"If we can confirm the timber originated in Britain, that would be a very compelling case," Australian National Maritime Museum marine archaeologist James Hunter said. "But we're going to have to look at other lines of evidence too. The boat construction, the size of the timbers...taken as a whole we are hoping that will identify it positively."
The researchers hope to begin excavations next year.
Royal Australian Navy Commander Doug Theobald said it is an incredible find.
"The significance of the Endeavour being in Newport Harbour is amazing," he told SBS News. "It's something that most Australians didn't realise - and I didn't realise."
A three-dimensional image of the site is being constructed off tiny Goat Island in Narragansett Bay in Newport to assist in the excavation effort.
The work is the result of a 25-year collaboration between the Rhode Island Marine Archaeology Project (RIMAP) and the Australian National Maritime Museum.
The work involved narrowing down the wreckage site from the remains of 13 vessels, five of which could have been the Endeavour.
Archaeologists warn that if the wreckage is uncovered, the fragile condition of the remains will make any journey to Australia impractical.
The discovery of the remains in US waters means the ownership of the wreckage remains in American hands.
The Endeavour was used for Captain Cook’s three-year planned expedition of the Pacific, which set sail from England in 1768. Cook sailed three voyages around the world on the vessel before he was killed in Hawaii in 1779.
The boat was subsequently resold and renamed the Lord Sandwich 2, after the fourth Earl of Sandwich, John Montagu, a first lord of the Admiralty and Captain Cook's patron.
The vessel was used to transport troops and prisoners during the American Revolutionary War in 1788. As part of the British offensive, the Endeavour was deliberately sunk to block French ships coming to aid the American effort.
The search for the Endeavour comes ahead of the 250th anniversary of Cook’s claim of Australian territory for Britain to be marked in 2020.
As part of the anniversary, a precinct in Sydney’s Botany Bay is being redeveloped with a $50 million budget.
The Meeting Place Precinct will include a $3 million monument of Captain James Cook, as well as a museum, visitors centre and ferry wharves.
The announcement was made on April 29, after the Captain Cook monument in Sydney’s Hyde Park was vandalised in August.
A controversial figure
Some historians call Captain Cook the Christopher Columbus of Australia.

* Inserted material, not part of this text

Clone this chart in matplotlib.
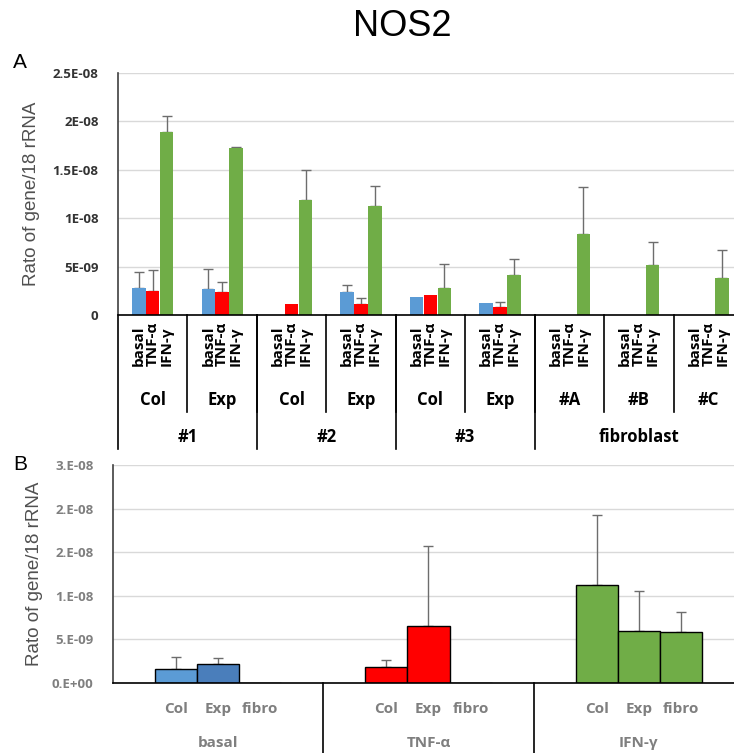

His arrival in Sydney’s Botany Bay in 1770 is a controversial part of Australia’s colonial history and is viewed by some Indigenous Australians as an invasion.
The issue was revived during 1990s so-called History Wars, before the High Court of Australia in 1992 confronted the issue in Mabo v Queensland (No 2).

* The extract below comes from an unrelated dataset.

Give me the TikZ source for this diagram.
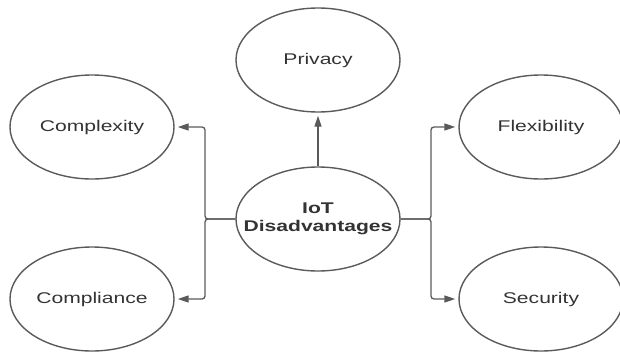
\documentclass[tikz,border=0pt]{standalone}
\usepackage{fontspec}
\setmainfont{Liberation Sans}
\usetikzlibrary{shapes.geometric,arrows.meta}
\definecolor{edge}{HTML}{5A5A5A}
\definecolor{ink}{HTML}{333333}
\tikzset{
  bub/.style={ellipse,draw=edge,line width=1.4pt,inner sep=0pt,
    minimum width=164pt,minimum height=104pt},
  txt/.style={text=ink,align=center,inner sep=0pt,
    font=\fontsize{15.5}{18}\selectfont},
  conn/.style={draw=edge,line width=1.3pt,rounded corners=3pt,
    -{Triangle[length=11pt,width=7pt]},shorten >=3pt}
}
\newcommand{\wide}[1]{\scalebox{1.36}[1]{#1}}
\begin{document}
\begin{tikzpicture}[x=1pt,y=-1pt]
\useasboundingbox (0,0) rectangle (620,353);
\node[bub] (c) at (318,219) {};
\node[bub] (pr) at (318,60) {};
\node[bub] (cx) at (92,127) {};
\node[bub] (cp) at (92,299) {};
\node[bub] (fl) at (541,127) {};
\node[bub] (se) at (541,299) {};
\node[txt] (ct) at (c) {\wide{\textbf{IoT}}\\\wide{\textbf{Disadvantages}}};
\node[txt] (prt) at (pr) {\wide{Privacy}};
\node[txt] (cxt) at (cx) {\wide{Complexity}};
\node[txt] (cpt) at (cp) {\wide{Compliance}};
\node[txt] (flt) at (fl) {\wide{Flexibility}};
\node[txt] (set) at (se) {\wide{Security}};
\coordinate (lb) at (205,219);
\coordinate (rb) at (431,219);
\draw[conn] (c.west) -- (lb) |- (cx.east);
\draw[conn] (c.west) -- (lb) |- (cp.east);
\draw[conn] (c.east) -- (rb) |- (fl.west);
\draw[conn] (c.east) -- (rb) |- (se.west);
\draw[conn] (c.north) -- (pr.south);
\end{tikzpicture}
\end{document}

The native title claim was brought by traditional owners of the Murray Islands in the Torres Strait against the State of Queensland and the Commonwealth of Australia.

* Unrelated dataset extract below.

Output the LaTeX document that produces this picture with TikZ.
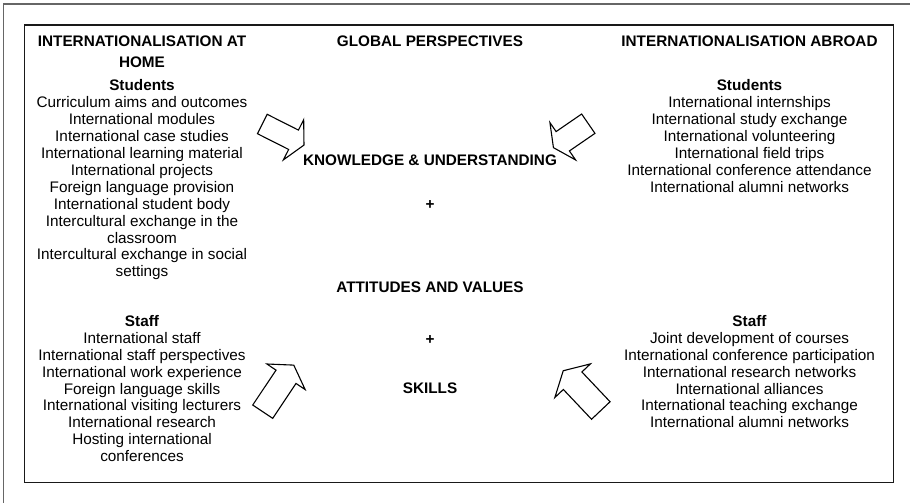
\documentclass[tikz,border=0pt]{standalone}
\usepackage{fontspec}
\setmainfont{Liberation Sans}
\newcommand{\bodysize}{\fontsize{15.3}{16.95}\selectfont}
\newcommand{\headsize}{\fontsize{15.3}{21}\selectfont\bfseries}
% block arrow: tail centre (#1,#2), direction #3, shaft length #4, shaft width #5,
% head width #6, head length #7
\newcommand{\blockarrow}[7]{%
  \begin{scope}[shift={(#1,#2)}, rotate=#3]
    \draw[arrowline] (0,#5/2) -- (#4,#5/2) -- (#4,#6/2) -- (#4+#7,0)
      -- (#4,-#6/2) -- (#4,-#5/2) -- (0,-#5/2) -- cycle;
  \end{scope}}
\begin{document}
\begin{tikzpicture}[x=1pt, y=-1pt,
  % multi-line nodes are placed by the baseline of their last line
  body/.style={font=\bodysize, inner sep=0pt, anchor=base, align=center},
  head/.style={font=\headsize, inner sep=0pt, anchor=base, align=center},
  arrowline/.style={draw=black, line width=1.1pt, line join=miter, fill=white},
  frame/.style={draw=black!60, line width=1.6pt},
  box/.style={draw=black!90, line width=1.3pt}]
\useasboundingbox (0,0) rectangle (910,503);

% outer frame (left and top edges) and inner box
\draw[frame] (3.3,503) -- (3.3,4) -- (910,4);
\draw[box] (24.3,25) rectangle (893.3,482.3);

% left column: at home
\node[head] (lhead) at (142,67.5) {INTERNATIONALISATION AT\\HOME};
\node[body] (lstud) at (142,276.9) {\textbf{Students}\\
  Curriculum aims and outcomes\\
  International modules\\
  International case studies\\
  International learning material\\
  International projects\\
  Foreign language provision\\
  International student body\\
  Intercultural exchange in the\\
  classroom\\
  Intercultural exchange in social\\
  settings};
\node[body] (lstaff) at (142,461.8) {\textbf{Staff}\\
  International staff\\
  International staff perspectives\\
  International work experience\\
  Foreign language skills\\
  International visiting lecturers\\
  International research\\
  Hosting international\\
  conferences};

% centre column: global perspectives
\node[head] (chead) at (430,46.5) {GLOBAL PERSPECTIVES};
\node[head] (cknow) at (430,165.5) {KNOWLEDGE \& UNDERSTANDING};
\node[head] (cplusa) at (430,209) {+};
\node[head] (catt) at (430,292.8) {ATTITUDES AND VALUES};
\node[head] (cplusb) at (430,344) {+};
\node[head] (cskill) at (430,393.8) {SKILLS};

% right column: abroad
\node[head] (rhead) at (749.5,46.5) {INTERNATIONALISATION ABROAD};
\node[body] (rstud) at (749.5,192.2) {\textbf{Students}\\
  International internships\\
  International study exchange\\
  International volunteering\\
  International field trips\\
  International conference attendance\\
  International alumni networks};
\node[body] (rstaff) at (749.5,427.9) {\textbf{Staff}\\
  Joint development of courses\\
  International conference participation\\
  International research networks\\
  International alliances\\
  International teaching exchange\\
  International alumni networks};

% block arrows pointing towards the centre
\blockarrow{262.3}{124}{-26.8}{35}{21.7}{45}{11.7}
\blockarrow{588.3}{123.7}{214.5}{31}{23.5}{45.3}{11.3}
\blockarrow{262.7}{411.7}{56.3}{42}{24}{46}{14}
\blockarrow{600.8}{410.5}{133.4}{41}{25.5}{49}{13.7}
\end{tikzpicture}
\end{document}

The High Court bench examined the issue of land rights for Aboriginal Torres Strait Islanders, overturning the assumption of terra nullius that the land was vacant – belonged to no-one - when British colonisers arrived in 1788.
The Consul-General of Australia to New York, Alastair J.M. Walton, said the Endeavour remains a significant part of Australia’s contested history.
“It’s a matter of history,” he said at the presentation of the Endeavour project on Rhode Island.
“I think that’s what is incredible about it and also the fact that Cook did something that was probably akin to going to the moon unaided. It was remarkable.
“The voyage and discovery is what we want to focus on today. And also the fact that the boat we had no idea was used in the American revolutionary war and played an enormous part.”
The maritime discovery comes as the National Library in Canberra launched a new exhibition exploring the legacy of Captain Cook.
The library's Director-General, Dr Marie-Louise Ayres, said the exhibition attempts to explore the complexity of Captain Cook's legacy by including voices of the First Nations peoples from Australia, Tahiti, the South Pacific Islands and North America.
"There is light and shade to Cook and his legacy. The legacy is at times ugly and controversial," she said at the exhibition launch.
"Yes, he was indeed a great commander. He was renowned for his abilities as a scientist, navigator and leader."
"For many people though, he was also a symbol of the great sadness and destruction that follow in the wake of his voyages."
She said the understanding of and perspectives of history have evolved and are included in the exhibition.
"If you were of my generation you will remember being taught of what we now know to be a damaging and disrespectful myth that Cook discovered Australia.
"And also what was indeed true that he worked incredibly hard to keep his crews healthy and scurvy free on his epic voyages. And that is all most of us learnt.
"The truth is far more compelling, far more complex and much more thought-provoking."